On the esplanade of the Arc de Triomphe, each wave that arrives sings its Marseillaise; but as the preceding one, in the process of dispersing, continues to sing its own, and the one following sings another, the cacophony is complete. It doesn't matter: this disorder contributes to the enthusiasm.
“The Republic will not abdicate. The people will regain control,” said the General. And Krieg's bold move worked, beyond all hope. The sequence could not have been better: the dramatic disappearance, the country's anxiety, the General's triumphant return, a call in the form of a thunderous speech, a parade almost immediately afterward, while the General consults to form his new government…
Some of those who marched up the Champs-Élysées had descended them on August 25, 1944, and said that nothing like this had ever been seen between the two events. For the General, it was indeed a second Liberation.
It was also the revenge of the simple soldiers of Gaullism over its chiefs.
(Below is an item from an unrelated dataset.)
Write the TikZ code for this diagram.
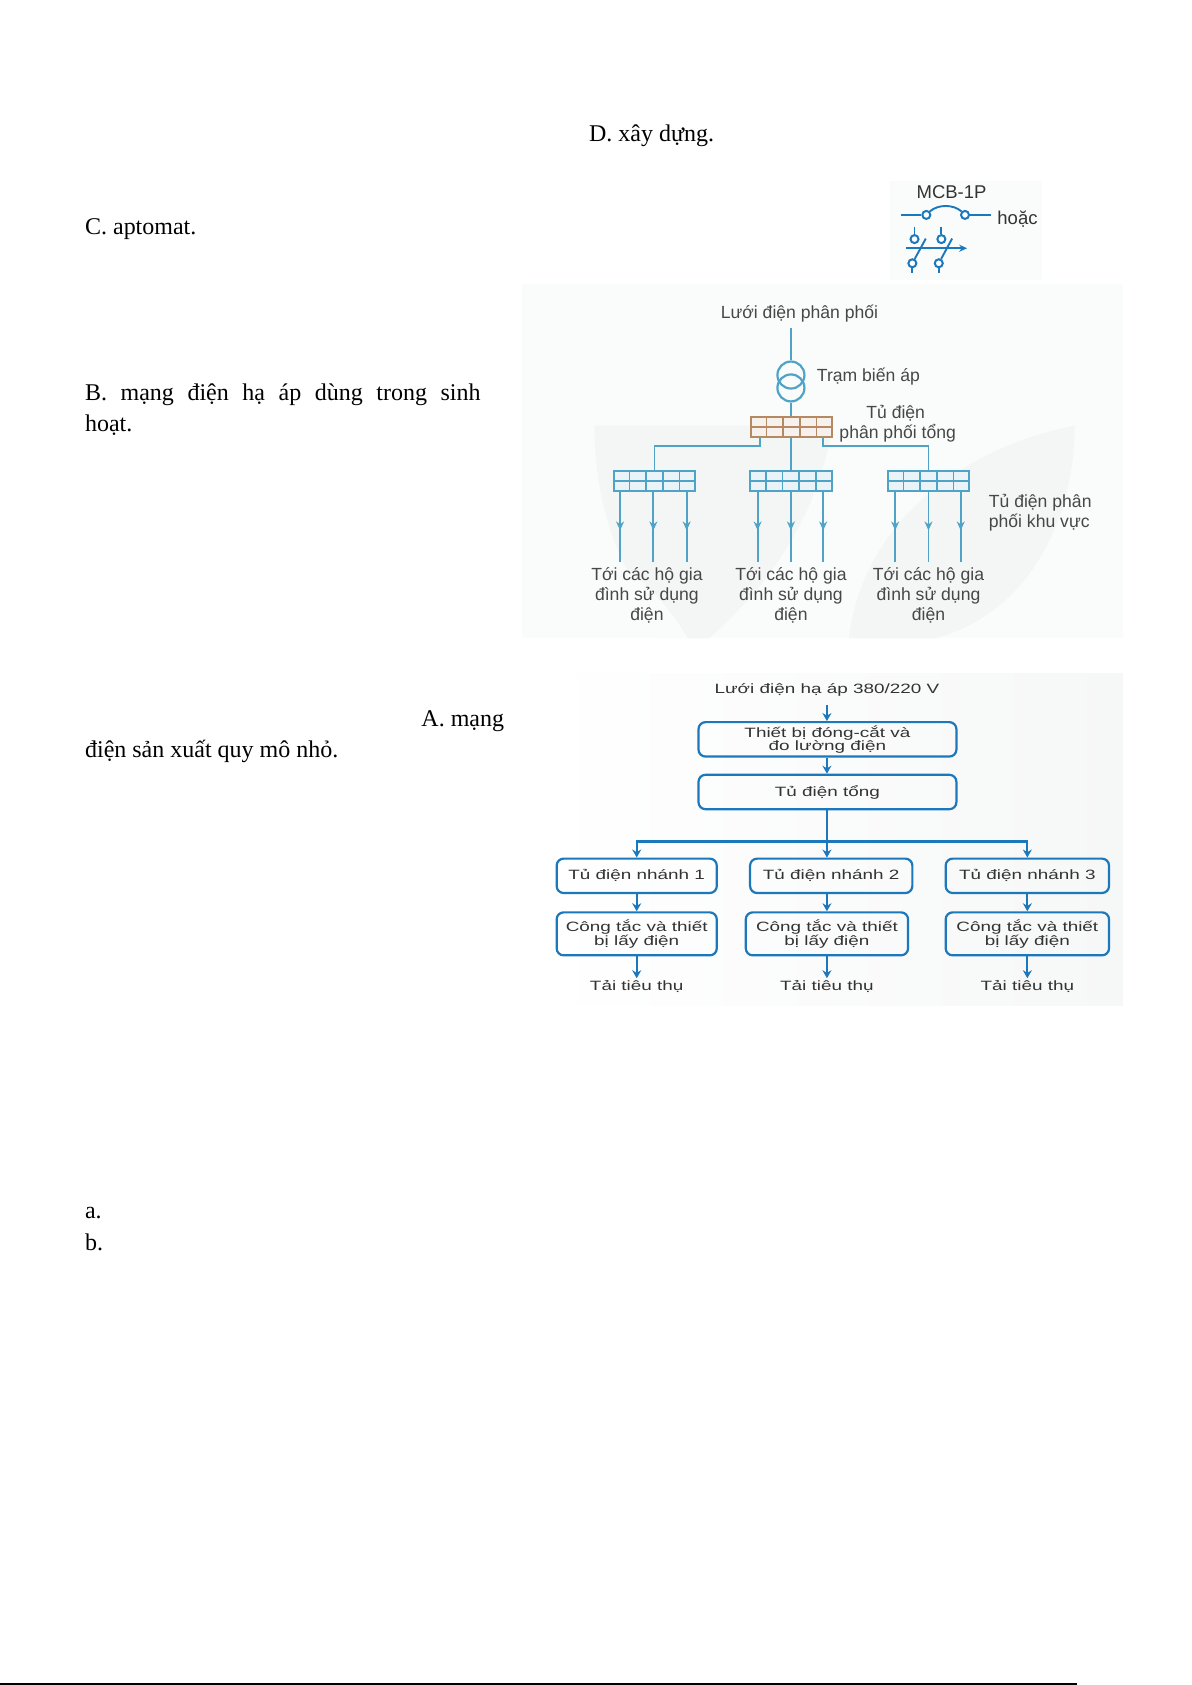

In these trials, loyalty was not measured by diplomas, affiliations, or career advancements. The most loyal were those who owed nothing to de Gaulle except the pride of having recognized and loved his greatness.
A frenzied revolution, without purpose, without drama, and without victims, begun on May 3 in the streets, vanished on May 30 in the streets.
Pompidou, Fouchet, Messmer, Grimaud, could be proud of having prevented de Gaulle's foot from slipping into the blood of young French people. But it was still de Gaulle who, ultimately, drew the strength to turn the situation around in his rediscovered certainty of being accountable for the soul of France.
AP: “My faithful elector, Maurice Demange, a gas station owner in Sancy-lès-Provins, recognized Geismar one evening in May in the driver of a pretty red sports convertible that stopped at his station to ask for gas. An altercation ensued, and, chased by popular anger, the revolutionary had to flee.”